» **REQUIRED WORK**:
Quote the data exactly, first line to the line containing "counts = np.array(counts, dtype=float)", with no pictures.

» **PROVIDED DATA**:
┄┄┄┄┄┄┄┄┄┄

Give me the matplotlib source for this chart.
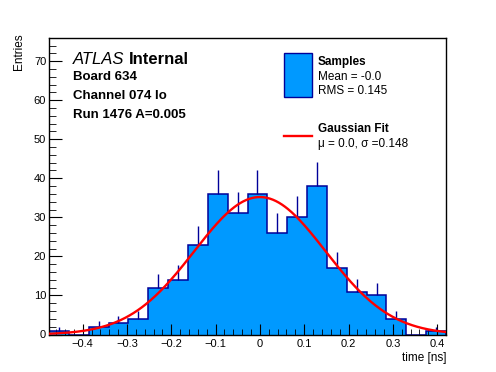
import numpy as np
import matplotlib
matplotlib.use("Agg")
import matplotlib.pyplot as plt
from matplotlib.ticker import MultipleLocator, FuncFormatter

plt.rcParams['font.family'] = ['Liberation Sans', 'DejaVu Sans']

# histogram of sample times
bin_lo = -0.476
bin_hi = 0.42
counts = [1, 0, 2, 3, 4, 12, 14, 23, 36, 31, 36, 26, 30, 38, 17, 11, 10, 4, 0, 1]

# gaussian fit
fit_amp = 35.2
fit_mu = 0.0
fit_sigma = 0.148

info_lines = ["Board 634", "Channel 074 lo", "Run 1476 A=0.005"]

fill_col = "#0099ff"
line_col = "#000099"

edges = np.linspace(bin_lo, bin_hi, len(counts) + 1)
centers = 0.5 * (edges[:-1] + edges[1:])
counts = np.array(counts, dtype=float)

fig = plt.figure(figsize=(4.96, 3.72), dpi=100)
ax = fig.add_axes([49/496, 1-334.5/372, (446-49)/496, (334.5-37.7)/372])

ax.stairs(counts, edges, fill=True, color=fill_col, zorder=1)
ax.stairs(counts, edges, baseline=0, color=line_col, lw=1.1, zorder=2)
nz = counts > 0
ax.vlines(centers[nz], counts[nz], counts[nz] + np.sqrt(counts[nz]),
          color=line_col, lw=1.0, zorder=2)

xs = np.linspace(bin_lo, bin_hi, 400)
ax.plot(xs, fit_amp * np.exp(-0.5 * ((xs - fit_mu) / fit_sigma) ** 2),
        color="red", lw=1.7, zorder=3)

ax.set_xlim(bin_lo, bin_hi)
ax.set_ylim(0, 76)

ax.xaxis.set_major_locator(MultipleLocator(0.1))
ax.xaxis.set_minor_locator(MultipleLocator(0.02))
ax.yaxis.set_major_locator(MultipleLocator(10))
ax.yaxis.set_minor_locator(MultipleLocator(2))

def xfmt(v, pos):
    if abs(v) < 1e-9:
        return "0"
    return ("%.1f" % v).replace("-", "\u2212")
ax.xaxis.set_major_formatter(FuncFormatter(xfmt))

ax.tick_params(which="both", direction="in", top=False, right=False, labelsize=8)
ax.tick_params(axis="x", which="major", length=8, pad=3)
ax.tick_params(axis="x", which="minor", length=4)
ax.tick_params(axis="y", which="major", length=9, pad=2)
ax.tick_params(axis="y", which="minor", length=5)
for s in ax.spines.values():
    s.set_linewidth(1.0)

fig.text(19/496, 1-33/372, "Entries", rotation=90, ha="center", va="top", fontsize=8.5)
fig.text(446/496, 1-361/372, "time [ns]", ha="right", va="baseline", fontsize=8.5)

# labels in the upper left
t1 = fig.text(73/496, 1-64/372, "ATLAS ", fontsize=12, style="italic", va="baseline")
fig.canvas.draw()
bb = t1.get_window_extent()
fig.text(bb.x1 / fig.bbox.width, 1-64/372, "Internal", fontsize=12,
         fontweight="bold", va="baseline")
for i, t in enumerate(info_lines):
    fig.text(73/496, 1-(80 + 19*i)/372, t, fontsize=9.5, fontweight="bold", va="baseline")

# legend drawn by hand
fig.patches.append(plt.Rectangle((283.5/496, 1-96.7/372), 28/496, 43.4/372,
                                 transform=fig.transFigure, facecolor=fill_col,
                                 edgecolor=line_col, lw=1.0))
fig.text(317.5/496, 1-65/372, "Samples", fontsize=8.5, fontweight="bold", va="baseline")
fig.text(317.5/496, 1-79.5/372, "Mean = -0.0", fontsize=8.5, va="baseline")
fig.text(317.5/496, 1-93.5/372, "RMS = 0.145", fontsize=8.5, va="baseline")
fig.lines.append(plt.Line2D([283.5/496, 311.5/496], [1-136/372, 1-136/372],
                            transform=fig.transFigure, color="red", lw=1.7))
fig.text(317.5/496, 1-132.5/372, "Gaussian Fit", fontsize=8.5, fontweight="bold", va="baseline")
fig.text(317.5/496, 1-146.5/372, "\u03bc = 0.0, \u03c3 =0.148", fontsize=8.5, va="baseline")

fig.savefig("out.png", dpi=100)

┄┄┄┄┄┄┄┄┄┄

» **OUTPUT OF THE EXERCISE**:
Give me the matplotlib source for this chart.
import numpy as np
import matplotlib
matplotlib.use("Agg")
import matplotlib.pyplot as plt
from matplotlib.ticker import MultipleLocator, FuncFormatter

plt.rcParams['font.family'] = ['Liberation Sans', 'DejaVu Sans']

# histogram of sample times
bin_lo = -0.476
bin_hi = 0.42
counts = [1, 0, 2, 3, 4, 12, 14, 23, 36, 31, 36, 26, 30, 38, 17, 11, 10, 4, 0, 1]

# gaussian fit
fit_amp = 35.2
fit_mu = 0.0
fit_sigma = 0.148

info_lines = ["Board 634", "Channel 074 lo", "Run 1476 A=0.005"]

fill_col = "#0099ff"
line_col = "#000099"

edges = np.linspace(bin_lo, bin_hi, len(counts) + 1)
centers = 0.5 * (edges[:-1] + edges[1:])
counts = np.array(counts, dtype=float)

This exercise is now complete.